§ Aim of the task:
Skip every picture, and extract verbatim the lines from the line containing "Write a component" to the line containing "const yTicks = [0, 20, 40, 60, 80, 100];", both lines included.

§ Input material:
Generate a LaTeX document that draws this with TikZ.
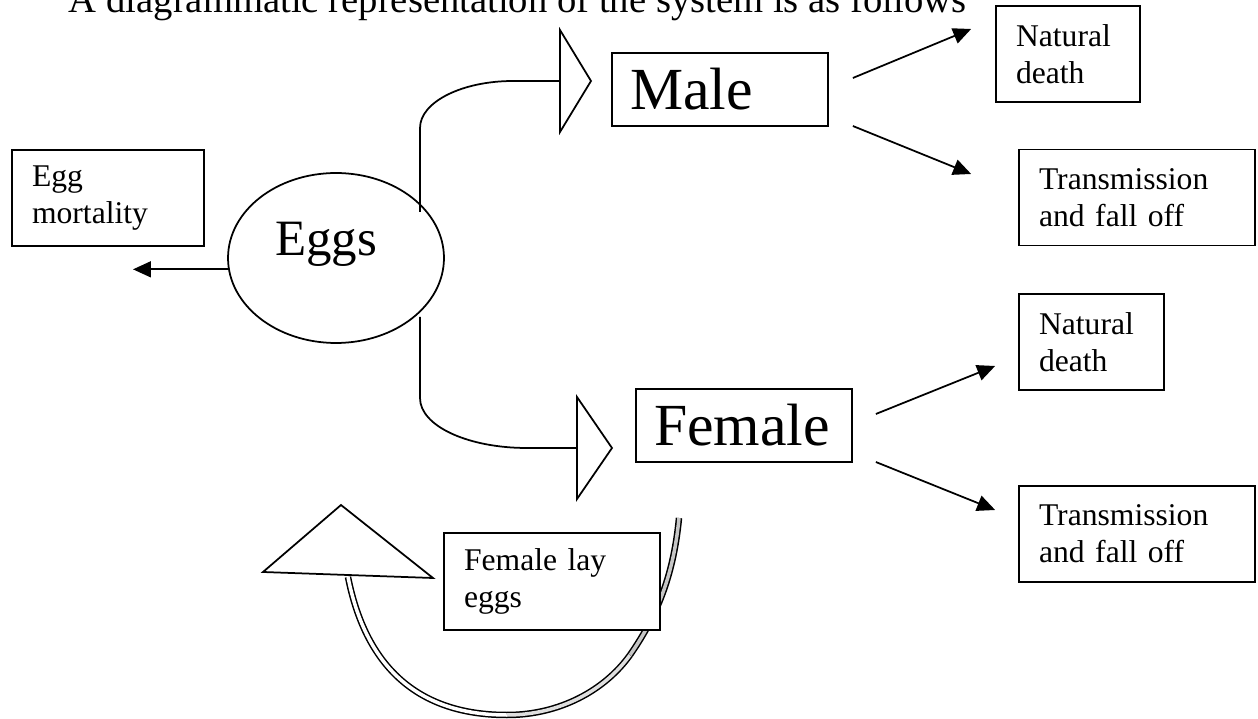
\documentclass[tikz,border=0pt]{standalone}
\usepackage{fontspec}
\setmainfont{Liberation Serif}
\usetikzlibrary{arrows.meta,shapes.geometric}

\tikzset{
  box/.style={draw, fill=white, align=left, inner xsep=4mm, text width=#1,
    minimum height=19.2mm, font=\fontsize{18}{21}\selectfont},
  bigbox/.style={draw, fill=white, align=left, inner xsep=3.6mm, inner ysep=0pt,
    text width=36mm, minimum height=14.6mm, font=\fontsize{34}{40}\selectfont},
  arr/.style={-{Triangle[length=3.6mm,width=3.2mm]}},
  openhead/.style={draw, fill=white, line join=miter},
  band/.style={line width=0.3mm, double distance=0.7mm},
}

\begin{document}
\begin{tikzpicture}[x=0.02cm, y=-0.02cm, line width=0.35mm]
\useasboundingbox (0,0) rectangle (1258,719);

\node[anchor=base west, inner sep=0pt, font=\fontsize{22}{26}\selectfont] (title) at (68,13)
  {A diagrammatic representation of the system is as follows};

% compartments
\node[ellipse, draw, minimum width=43.2mm, minimum height=34mm, inner sep=0pt,
  text depth=7.6mm, font=\fontsize{29}{34}\selectfont] (eggs) at (336,258) {Eggs\hspace*{4mm}};
\node[box=30.4mm] (mort) at (108,198) {Egg\\mortality};
\node[bigbox] (male) at (720,89.5) {Male};
\node[bigbox] (female) at (744,425.5) {Female};
\node[box=20.8mm] (nd1) at (1068,54) {Natural\\death};
\node[box=39.2mm] (tr1) at (1137,197.5) {Transmission\\and fall off};
\node[box=21mm] (nd2) at (1091.5,342) {Natural\\death};
\node[box=39.2mm] (tr2) at (1137,534) {Transmission\\and fall off};

% egg mortality
\coordinate (mortend) at (133,270);
\draw[arr] (eggs.186) -- (eggs.186 -| mortend);

% eggs hatch into males and females
\coordinate (mtail) at (420,212);
\coordinate (mhead) at (560,81);
\draw (mtail) -- (420,128) .. controls (420,102) and (462,81) .. (513,81) -- (mhead);
\draw[openhead] (mhead) ++(0,-51) -- ++(31,51) -- ++(-31,51) -- cycle;
\coordinate (ftail) at (420,317);
\coordinate (fhead) at (577,448);
\draw (ftail) -- (420,398) .. controls (420,426) and (468,448) .. (527,448) -- (fhead);
\draw[openhead] (fhead) ++(0,-51) -- ++(35,51) -- ++(-35,51) -- cycle;

% losses
\draw[arr] ([shift={(24,-11.5)}]male.east) -- ([shift={(-24,-25)}]nd1.west);
\draw[arr] ([shift={(24,36.5)}]male.east) -- ([shift={(-47,-23.5)}]tr1.west);
\draw[arr] ([shift={(23,-11.5)}]female.east) -- ([shift={(-23,24)}]nd2.west);
\draw[arr] ([shift={(23,36.5)}]female.east) -- ([shift={(-23,-24)}]tr2.west);

% females lay eggs
\draw[band, double=white] (348,577) .. controls (370,688) and (440,715) .. (507,715);
\draw[band, double=gray!25] (507,715) .. controls (560,715) and (605,690) .. (630,655);
\draw[band, double=gray!45] (630,655) .. controls (660,612) and (674,570) .. (679,518);
\draw[openhead] (263,572) -- (341,505) -- (433,578) -- cycle;
\node[box=35.2mm, minimum height=19.4mm] (lay) at (552,581.5) {Female lay\\eggs};
\end{tikzpicture}
\end{document}
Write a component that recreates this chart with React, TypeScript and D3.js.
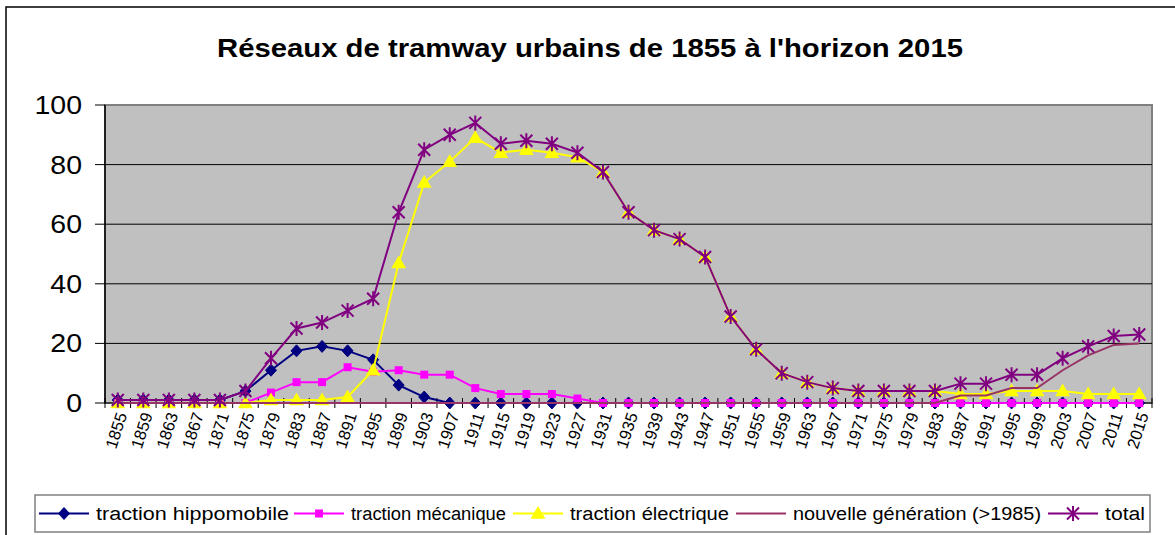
import React from "react";
import * as d3 from "d3";

const years = [
  "1855", "1859", "1863", "1867", "1871", "1875", "1879", "1883", "1887", "1891",
  "1895", "1899", "1903", "1907", "1911", "1915", "1919", "1923", "1927", "1931",
  "1935", "1939", "1943", "1947", "1951", "1955", "1959", "1963", "1967", "1971",
  "1975", "1979", "1983", "1987", "1991", "1995", "1999", "2003", "2007", "2011", "2015",
];

const hippomobile = [
  1, 1, 1, 1, 1, 4, 11, 17.5, 19, 17.5,
  14.5, 6, 2, 0, 0, 0, 0, 0, 0, 0,
  0, 0, 0, 0, 0, 0, 0, 0, 0, 0,
  0, 0, 0, 0, 0, 0, 0, 0, 0, 0, 0,
];
const mecanique = [
  0, 0, 0, 0, 0, 0, 3.5, 7, 7, 12,
  10.5, 11, 9.5, 9.5, 5, 3, 3, 3, 1.5, 0,
  0, 0, 0, 0, 0, 0, 0, 0, 0, 0,
  0, 0, 0, 0, 0, 0, 0, 0, 0, 0, 0,
];
const electrique = [
  0, 0, 0, 0, 0, 0, 1, 1, 1, 2,
  11, 47, 74, 81, 89, 84, 85, 84, 82.5, 77.5,
  64, 58, 55, 49, 29, 18, 10, 7, 5, 4,
  4, 4, 4, 3, 3, 4, 4, 4, 3, 3, 3,
];
const nouvelle = [
  0, 0, 0, 0, 0, 0, 0, 0, 0, 0,
  0, 0, 0, 0, 0, 0, 0, 0, 0, 0,
  0, 0, 0, 0, 0, 0, 0, 0, 0, 0,
  0, 0, 0, 2.5, 2.5, 5, 5, 11, 16, 19.5, 20,
];
const total = [
  1, 1, 1, 1, 1, 4, 15, 25, 27, 31,
  35, 64, 85, 90, 94, 87, 88, 87, 84, 77.5,
  64, 58, 55, 49, 29, 18, 10, 7, 5, 4,
  4, 4, 4, 6.5, 6.5, 9.5, 9.5, 15, 19, 22.5, 23,
];

const yTicks = [0, 20, 40, 60, 80, 100];

const series = [
  { name: "traction hippomobile", values: hippomobile, color: "#000080", marker: "diamond" },
  { name: "traction mécanique", values: mecanique, color: "#FF00FF", marker: "square" },
  { name: "traction électrique", values: electrique, color: "#FFFF00", marker: "triangle" },
  { name: "nouvelle génération (>1985)", values: nouvelle, color: "#993366", marker: "none" },
  { name: "total", values: total, color: "#800080", marker: "star" },
];

// legend layout: start of sample line, text width
const legendPos = [
  { x: 39, w: 193 },
  { x: 294, w: 155 },
  { x: 513, w: 159 },
  { x: 736, w: 248 },
  { x: 1048, w: 40 },
];

const font = "'Liberation Sans', Arial, sans-serif";

function Marker({ type, color }: { type: string; color: string }) {
  if (type === "diamond")
    return <path d="M0,-6L5.5,0L0,6L-5.5,0Z" fill={color} stroke={color} strokeWidth={1} />;
  if (type === "square") return <rect x={-4} y={-4} width={8} height={8} fill={color} />;
  if (type === "triangle")
    return <path d={d3.symbol(d3.symbolTriangle, 95)() || ""} fill={color} transform="translate(0,1)" />;
  if (type === "star")
    return (
      <path
        d="M-6,-6L6,6M-6,6L6,-6M0,-7.5L0,7.5"
        stroke={color}
        strokeWidth={2}
        fill="none"
      />
    );
  return null;
}

export default function App() {
  const width = 1175;
  const height = 535;
  const plot = { left: 105, right: 1152, top: 105, bottom: 403 };

  const x = d3.scaleBand().domain(years).range([plot.left, plot.right]);
  const y = d3.scaleLinear().domain([0, 100]).range([plot.bottom, plot.top]);
  const cx = (yr: string) => (x(yr) || 0) + x.bandwidth() / 2;

  const line = d3
    .line<number>()
    .x((_, i) => cx(years[i]))
    .y((d) => y(d));

  const boundaries = years.map((yr) => x(yr) || 0).concat([plot.right]);

  return (
    <svg width={width} height={height} style={{ position: "absolute", left: 0, top: 0 }}>
      <rect x={0} y={0} width={width} height={height} fill="#fff" />
      <rect x={6} y={7} width={width + 20} height={height + 20} fill="none" stroke="#000" strokeWidth={1.5} />

      <text
        x={590}
        y={57}
        textAnchor="middle"
        fontFamily={font}
        fontWeight="bold"
        fontSize={26}
        textLength={746}
        lengthAdjust="spacingAndGlyphs"
      >
        Réseaux de tramway urbains de 1855 à l'horizon 2015
      </text>

      {/* plot area */}
      <rect
        x={plot.left}
        y={plot.top}
        width={plot.right - plot.left}
        height={plot.bottom - plot.top}
        fill="#C0C0C0"
        stroke="#808080"
        strokeWidth={2}
      />
      {yTicks.map((t) => (
        <g key={t}>
          {t > 0 && t < 100 && (
            <line x1={plot.left} x2={plot.right} y1={y(t)} y2={y(t)} stroke="#000" strokeWidth={1} />
          )}
          <line x1={plot.left - 10} x2={plot.left} y1={y(t)} y2={y(t)} stroke="#000" strokeWidth={1} />
          <text
            x={82}
            y={y(t)}
            dy="0.36em"
            textAnchor="end"
            fontFamily={font}
            fontSize={25}
            transform={`translate(82,0) scale(1.14,1) translate(-82,0)`}
          >
            {t}
          </text>
        </g>
      ))}
      <line x1={plot.left} x2={plot.left} y1={plot.top} y2={plot.bottom} stroke="#000" strokeWidth={1.5} />
      <line x1={plot.left} x2={plot.right} y1={plot.bottom} y2={plot.bottom} stroke="#000" strokeWidth={1} />
      {boundaries.map((bx, i) => (
        <line key={i} x1={bx} x2={bx} y1={plot.bottom - 5} y2={plot.bottom + 5} stroke="#000" strokeWidth={1} />
      ))}
      {years.map((yr) => (
        <text
          key={yr}
          transform={`translate(${cx(yr) + 4},${plot.bottom + 10}) rotate(-72)`}
          textAnchor="end"
          dy="0.35em"
          fontFamily={font}
          fontSize={16.5}
        >
          {yr}
        </text>
      ))}

      {series.map((s) => (
        <g key={s.name}>
          <path d={line(s.values) || ""} fill="none" stroke={s.color} strokeWidth={2} />
          {s.marker !== "none" &&
            s.values.map((v, i) => (
              <g key={i} transform={`translate(${cx(years[i])},${y(v)})`}>
                <Marker type={s.marker} color={s.color} />
              </g>
            ))}
        </g>
      ))}

      {/* legend */}
      <rect x={35} y={495} width={1115} height={37} fill="#fff" stroke="#808080" strokeWidth={1.5} />
      {series.map((s, i) => {
        const p = legendPos[i];
        const my = 513.5;
        return (
          <g key={s.name}>
            <line x1={p.x} x2={p.x + 50} y1={my} y2={my} stroke={s.color} strokeWidth={2} />
            <g transform={`translate(${p.x + 25},${my})`}>
              <Marker type={s.marker} color={s.color} />
            </g>
            <text
              x={p.x + 57}
              y={my}
              dy="0.36em"
              fontFamily={font}
              fontSize={18}
              textLength={p.w}
              lengthAdjust="spacingAndGlyphs"
            >
              {s.name}
            </text>
          </g>
        );
      })}
    </svg>
  );
}
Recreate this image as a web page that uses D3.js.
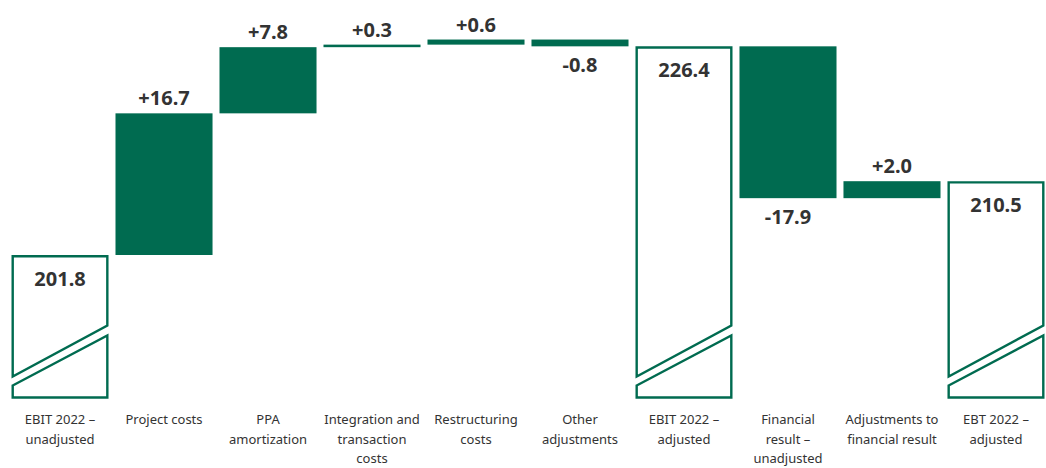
<!DOCTYPE html>
<html>
<head>
<meta charset="utf-8">
<script src="https://cdn.jsdelivr.net/npm/d3@7"></script>
<style>
  body { margin: 0; background: #fff; }
  text { font-family: "Noto Sans", "Open Sans", sans-serif; }
</style>
</head>
<body>
<div id="chart"></div>
<script>
const categories = [
    "EBIT 2022 – unadjusted", "Project costs", "PPA amortization",
    "Integration and transaction costs", "Restructuring costs", "Other adjustments",
    "EBIT 2022 – adjusted", "Financial result – unadjusted",
    "Adjustments to financial result", "EBT 2022 – adjusted"
];
const labelLines = [
    ["EBIT 2022 –", "unadjusted"],
    ["Project costs"],
    ["PPA", "amortization"],
    ["Integration and", "transaction", "costs"],
    ["Restructuring", "costs"],
    ["Other", "adjustments"],
    ["EBIT 2022 –", "adjusted"],
    ["Financial", "result –", "unadjusted"],
    ["Adjustments to", "financial result"],
    ["EBT 2022 –", "adjusted"]
];
const values = [201.8, 16.7, 7.8, 0.3, 0.6, -0.8, 226.4, -17.9, 2.0, 210.5];
const kinds = ["total", "delta", "delta", "delta", "delta", "delta", "total", "delta", "delta", "total"];

const width = 1046;
const height = 468;
const green = "#006b50";
const textColor = "#333";
const baseline = 397.5;

// running totals for the waterfall
let running = 0;
const bars = values.map((v, i) => {
    const kind = kinds[i];
    let start, end;
    if (kind === "total") {
        start = null;
        end = v;
        running = v;
    } else {
        start = running;
        end = running + v;
        running = end;
    }
    return { cat: categories[i], lines: labelLines[i], value: v, kind, start, end };
});

const svg = d3.select("#chart")
    .append("svg")
    .attr("width", width)
    .attr("height", height);

const x = d3.scaleBand()
    .domain(categories)
    .range([11.5, 1044.5])
    .paddingInner(0.067)
    .paddingOuter(0);

// axis is broken: bottom of the plot does not start at zero
const y = d3.scaleLinear()
    .domain([185, 227.5])
    .range([baseline, 37]);

const fmt = d3.format(".1f");

// floating delta bars
svg.selectAll(".delta")
    .data(bars.filter(d => d.kind === "delta"))
    .join("rect")
    .attr("class", "delta")
    .attr("x", d => x(d.cat))
    .attr("width", x.bandwidth())
    .attr("y", d => y(Math.max(d.start, d.end)))
    .attr("height", d => Math.abs(y(d.start) - y(d.end)))
    .attr("fill", green);

// hollow total bars with break mark
const sw = 2.4;
const totals = svg.selectAll(".total")
    .data(bars.filter(d => d.kind === "total"))
    .join("g")
    .attr("class", "total");

totals.append("path")
    .attr("d", d => {
        const x0 = x(d.cat) + sw / 2, x1 = x(d.cat) + x.bandwidth() - sw / 2;
        const top = y(d.end) + sw / 2;
        return `M${x0},${top}H${x1}V${baseline - 72}L${x0},${baseline - 21}Z`;
    })
    .attr("fill", "none")
    .attr("stroke", green)
    .attr("stroke-width", sw);

totals.append("path")
    .attr("d", d => {
        const x0 = x(d.cat) + sw / 2, x1 = x(d.cat) + x.bandwidth() - sw / 2;
        return `M${x0},${baseline - 12}L${x1},${baseline - 62}V${baseline}H${x0}Z`;
    })
    .attr("fill", "none")
    .attr("stroke", green)
    .attr("stroke-width", sw);

// value labels
svg.selectAll(".value")
    .data(bars)
    .join("text")
    .attr("class", "value")
    .attr("x", d => x(d.cat) + x.bandwidth() / 2)
    .attr("y", d => {
        if (d.kind === "total") return y(d.end) + 31;
        if (d.value >= 0) return y(d.end) - 8;
        return y(d.end) + 26;
    })
    .attr("text-anchor", "middle")
    .attr("font-size", "20px")
    .attr("font-weight", "bold")
    .attr("fill", textColor)
    .text(d => d.kind === "total" ? fmt(d.value) : (d.value >= 0 ? "+" : "-") + fmt(Math.abs(d.value)));

// category labels
svg.selectAll(".cat")
    .data(bars)
    .join("text")
    .attr("class", "cat")
    .attr("x", d => x(d.cat) + x.bandwidth() / 2)
    .attr("y", 424)
    .attr("text-anchor", "middle")
    .attr("font-size", "13px")
    .attr("fill", textColor)
    .selectAll("tspan")
    .data(d => d.lines.map(l => ({ l, cx: x(d.cat) + x.bandwidth() / 2 })))
    .join("tspan")
    .attr("x", t => t.cx)
    .attr("dy", (t, i) => i === 0 ? 0 : 19.5)
    .text(t => t.l);
</script>
</body>
</html>
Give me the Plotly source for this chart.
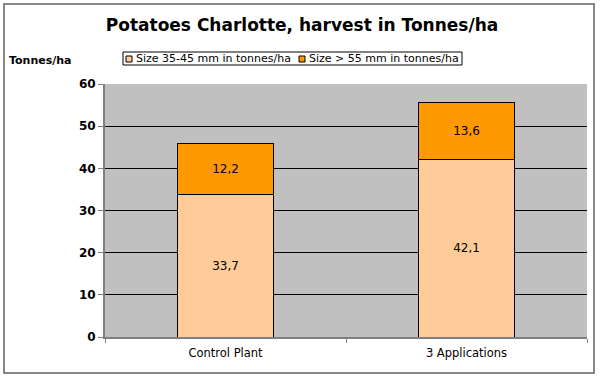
import plotly.graph_objects as go

categories = ["Control Plant", "3 Applications"]
size_35_45 = [33.7, 42.1]
size_gt_55 = [12.2, 13.6]
series_names = ["Size 35-45 mm in tonnes/ha", "Size > 55 mm in tonnes/ha"]
series_colors = ["#FFCC99", "#FF9900"]
y_ticks = [0, 10, 20, 30, 40, 50, 60]

W, H = 600, 377
L, R, T, B = 105, 13, 84, 40
pw, ph = W - L - R, H - T - B

def px(x):
    return (x - L) / pw

def py(y):
    return (H - B - y) / ph

font = "DejaVu Sans"

fig = go.Figure()
for vals, name, col in zip([size_35_45, size_gt_55], series_names, series_colors):
    fig.add_trace(go.Bar(
        x=categories, y=vals, name=name,
        marker=dict(color=col, line=dict(color="#000000", width=1)),
        texttemplate="%{y:.1f}", textposition="inside", insidetextanchor="middle",
        textfont=dict(family=font, size=12, color="#000000"),
        showlegend=False,
    ))

shapes = [dict(type="rect", xref="paper", yref="paper",
               x0=px(4), x1=px(594), y0=py(373), y1=py(4),
               line=dict(color="#606060", width=1.5), fillcolor="rgba(0,0,0,0)",
               layer="below"),
          # legend box
          dict(type="rect", xref="paper", yref="paper",
               x0=px(123), x1=px(462), y0=py(65), y1=py(52),
               line=dict(color="#000000", width=1), fillcolor="#FFFFFF")]
annotations = [dict(text="<b>Tonnes/ha</b>", xref="paper", yref="paper",
                    x=px(7), y=py(60), xanchor="left", yanchor="middle",
                    showarrow=False, font=dict(family=font, size=11))]
legend_x = [126, 299]
for lx, name, col in zip(legend_x, series_names, series_colors):
    shapes.append(dict(type="rect", xref="paper", yref="paper",
                       x0=px(lx), x1=px(lx + 6), y0=py(62), y1=py(56),
                       line=dict(color="#000000", width=1), fillcolor=col))
    annotations.append(dict(text=name, xref="paper", yref="paper",
                            x=px(lx + 8), y=py(58.5), xanchor="left", yanchor="middle",
                            showarrow=False, font=dict(family=font, size=11)))

fig.update_layout(
    width=W, height=H,
    margin=dict(l=L, r=R, t=T, b=B, autoexpand=False),
    barmode="stack", bargap=0.6,
    separators=",.",
    paper_bgcolor="#FFFFFF", plot_bgcolor="#C0C0C0",
    font=dict(family=font, size=11, color="#000000"),
    title=dict(text="<b>Potatoes Charlotte, harvest in Tonnes/ha</b>",
               x=302 / W, xanchor="center", xref="container", y=1 - 25 / H, yanchor="middle",
               font=dict(family=font, size=17, color="#000000")),
    showlegend=False,
    xaxis=dict(showgrid=False, showline=True, linecolor="#808080", linewidth=2,
               ticks="outside", tickson="boundaries", ticklen=4, tickcolor="#808080",
               tickfont=dict(family=font, size=11.5), automargin=False,
               ticklabelstandoff=4),
    yaxis=dict(range=[0, 60], tickvals=y_ticks, ticktext=[f"<b>{v}</b>" for v in y_ticks],
               showgrid=True, gridcolor="#000000",
               gridwidth=1, showline=True, linecolor="#808080", linewidth=2,
               ticks="outside", ticklen=5, tickcolor="#808080",
               tickfont=dict(family=font, size=12), zeroline=False, automargin=False),
    shapes=shapes,
    annotations=annotations,
)

fig.write_html("out.html", config={"displayModeBar": False},
               post_script="document.body.style.margin='0';document.body.style.overflow='hidden';")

§ Correct answer:
Write a component that recreates this chart with React, TypeScript and D3.js.
import React from "react";
import * as d3 from "d3";

const years = [
  "1855", "1859", "1863", "1867", "1871", "1875", "1879", "1883", "1887", "1891",
  "1895", "1899", "1903", "1907", "1911", "1915", "1919", "1923", "1927", "1931",
  "1935", "1939", "1943", "1947", "1951", "1955", "1959", "1963", "1967", "1971",
  "1975", "1979", "1983", "1987", "1991", "1995", "1999", "2003", "2007", "2011", "2015",
];

const hippomobile = [
  1, 1, 1, 1, 1, 4, 11, 17.5, 19, 17.5,
  14.5, 6, 2, 0, 0, 0, 0, 0, 0, 0,
  0, 0, 0, 0, 0, 0, 0, 0, 0, 0,
  0, 0, 0, 0, 0, 0, 0, 0, 0, 0, 0,
];
const mecanique = [
  0, 0, 0, 0, 0, 0, 3.5, 7, 7, 12,
  10.5, 11, 9.5, 9.5, 5, 3, 3, 3, 1.5, 0,
  0, 0, 0, 0, 0, 0, 0, 0, 0, 0,
  0, 0, 0, 0, 0, 0, 0, 0, 0, 0, 0,
];
const electrique = [
  0, 0, 0, 0, 0, 0, 1, 1, 1, 2,
  11, 47, 74, 81, 89, 84, 85, 84, 82.5, 77.5,
  64, 58, 55, 49, 29, 18, 10, 7, 5, 4,
  4, 4, 4, 3, 3, 4, 4, 4, 3, 3, 3,
];
const nouvelle = [
  0, 0, 0, 0, 0, 0, 0, 0, 0, 0,
  0, 0, 0, 0, 0, 0, 0, 0, 0, 0,
  0, 0, 0, 0, 0, 0, 0, 0, 0, 0,
  0, 0, 0, 2.5, 2.5, 5, 5, 11, 16, 19.5, 20,
];
const total = [
  1, 1, 1, 1, 1, 4, 15, 25, 27, 31,
  35, 64, 85, 90, 94, 87, 88, 87, 84, 77.5,
  64, 58, 55, 49, 29, 18, 10, 7, 5, 4,
  4, 4, 4, 6.5, 6.5, 9.5, 9.5, 15, 19, 22.5, 23,
];

const yTicks = [0, 20, 40, 60, 80, 100];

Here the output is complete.